A cold wave washed over me. “Runion? Are you sure?”
“Positive.”
I jumped up quick enough to knock over my chair. “Don’t go anywhere.”
I ran down the hall to my office and locked myself behind the door, ignoring the concerned look on Jules’ face. My heart was pounding, my flesh crawling.
What the fuck?
When I could control my breaths, I rushed to my desk and woke my computer, quickly typing the name into the search bar. Almost immediately an article on the accident came up. And there was her name, beside that man’s.
“Mr. Runion’s sister, Janet, is asking the public to please remember her brother is innocent until proven guilty…”
Bullshit!
I’d forgotten that man had a sister. I’d forgotten a lot about that time in my life because of the shock and grief that followed the accident and Isaac’s slow, painful death. He was only a baby, for Christ’s sake! Her brother killed my family and now she wanted to do it again? For what? For that man who chose to drink and drive that night, who chose to get behind the wheel when he knew he was impaired? Who left my family to die on the side of the road?
Esteban and Isaac didn’t have a choice that night. Why should that man?
Anger rushed through me, ratcheting up the nausea that had been plaguing me all day. I grabbed my phone and called the only person who could help me now, the only person who was in this as deep as I was now.
“Ash, I need you.”
Chapter 29
Erin
I thought for sure I’d lost
my job when I saw Ash Grayson walk into the room. He smiled, but that did little to put me at ease.

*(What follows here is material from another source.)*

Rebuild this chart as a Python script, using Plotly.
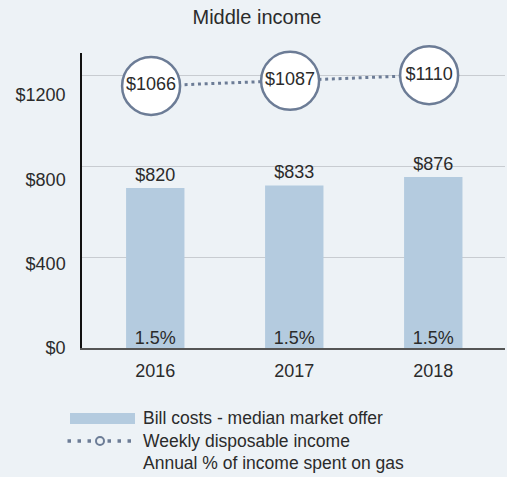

I reached for Boone’s hand under the table and he immediately wrapped his fingers around mine, clearly unaware of the hellfire that was about to rain down on us.
“I’m Ashford Grayson,” he said, holding out his hand to Boone. “And you are Francis Boone?”
“I just go by Boone.”
He inclined his head. “And you can call me Ash.”
He took a seat beside Boone rather than sitting at the head of the table the way Joss had done. “I’m not sure how much you know about me, but I’m the CEO and founder of Gray Wolf Security. I run the office outside of town and Joss runs this office under my purview.”
Boone nodded.
“Joss believes you might have information on the attacks that have been taking place against her family.”
Boone tilted his head. “All I can tell you is what I’ve already told her.”
Ash inclined his head. “Well, we’ve used what you told us to contact law enforcement. A warrant has been issued for Ms. Tanner’s arrest and the police are headed over there as we speak. I just need to know if there’s anything you left out in your story.”
“Nothing.”
“You don’t know who Ms. Tanner is when she’s not acting as a con artist?”
Boone frowned. “I’m not sure I know what you mean.”
“Have you heard of Jack Mahoney?” Ash asked, pushing a photograph across the table toward me and Boone. I stared over his shoulder at the face, vaguely recalling some report about him on the news. I tried not to watch too much news. Too frightening.
But Boone knew him immediately. “He’s a mobster who was arrested last year.”
Ash inclined his head. “We believe he’s the person behind Elizabeth’s current scam.”
My heart sank. He had to be kidding!
Boone’s hand tightened against mine. “Is that right?”
“It turns out that Elizabeth Tanner is actually his niece by way of Jack’s sister, Amanda.”
Now I knew for sure I’d lost my job. How could I expose Joss’s family to that woman? How could I have contributed to whatever pain they were trying to bring down on her?